The Howard Jarvis Taxpayers Association's, chief counsel Timothy A. Bittle sent ABC7 this statement:

"The ruling last week by the federal District Court on the City's latest motion to dismiss our Consolidated Amended Complaint in the San Jose gun fee case is nothing new. This is the third time the City has moved for dismissal and the third time its motion has been granted, but with leave for plaintiffs to file an amended complaint.

This revolving door of amended complaints and motions to dismiss is due to the City's long delay in implementing the gun fee ordinance. The ordinance requires gun owners to annually pay a fee of an unspecified amount to a nonprofit organization that the City will designate. However, the City has yet to fix the final amount of the fee, set a date for payment of the fee to commence, or identify a nonprofit organization to collect the fee.

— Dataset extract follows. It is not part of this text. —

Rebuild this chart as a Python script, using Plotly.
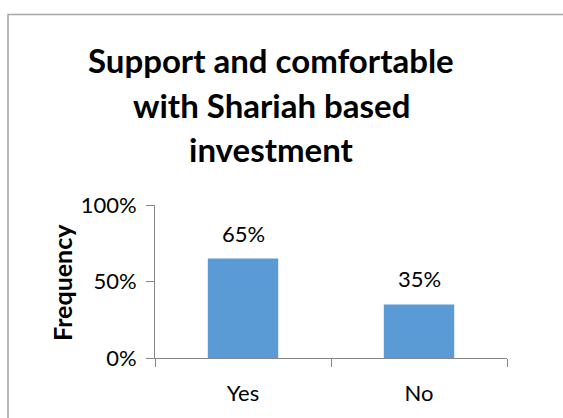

The City has argued in its motions to dismiss that, until these steps are taken, plaintiffs' legal challenge is premature. The Court has repeatedly granted the City's motion, setting a date by which the City is "expected" to take the necessary steps, followed by a specific deadline for plaintiffs to file an amended complaint. When the City fails to take the necessary steps by the expected date, plaintiffs ask the City to stipulate to an extension of time for the filing of their amended complaint. The City refuses. We file an amended complaint. The City files a motion to dismiss, and round and round we go.

Fortunately, in again granting us leave to amend this time, the Judge did not impose a date certain for us to file our amended complaint, but rather gave us an open-ended deadline of 14 days after the City reports that the necessary actions have been taken."

While it's still not entirely clear yet whether appeals or amended complaints will be made by the plaintiffs, Prevost says she and the City of San Jose are ready to continue fighting.

"We are going to fight for the constitutionality of this law until the very end," she said. "It may go up to the U.S. Supreme Court, we're prepared for that."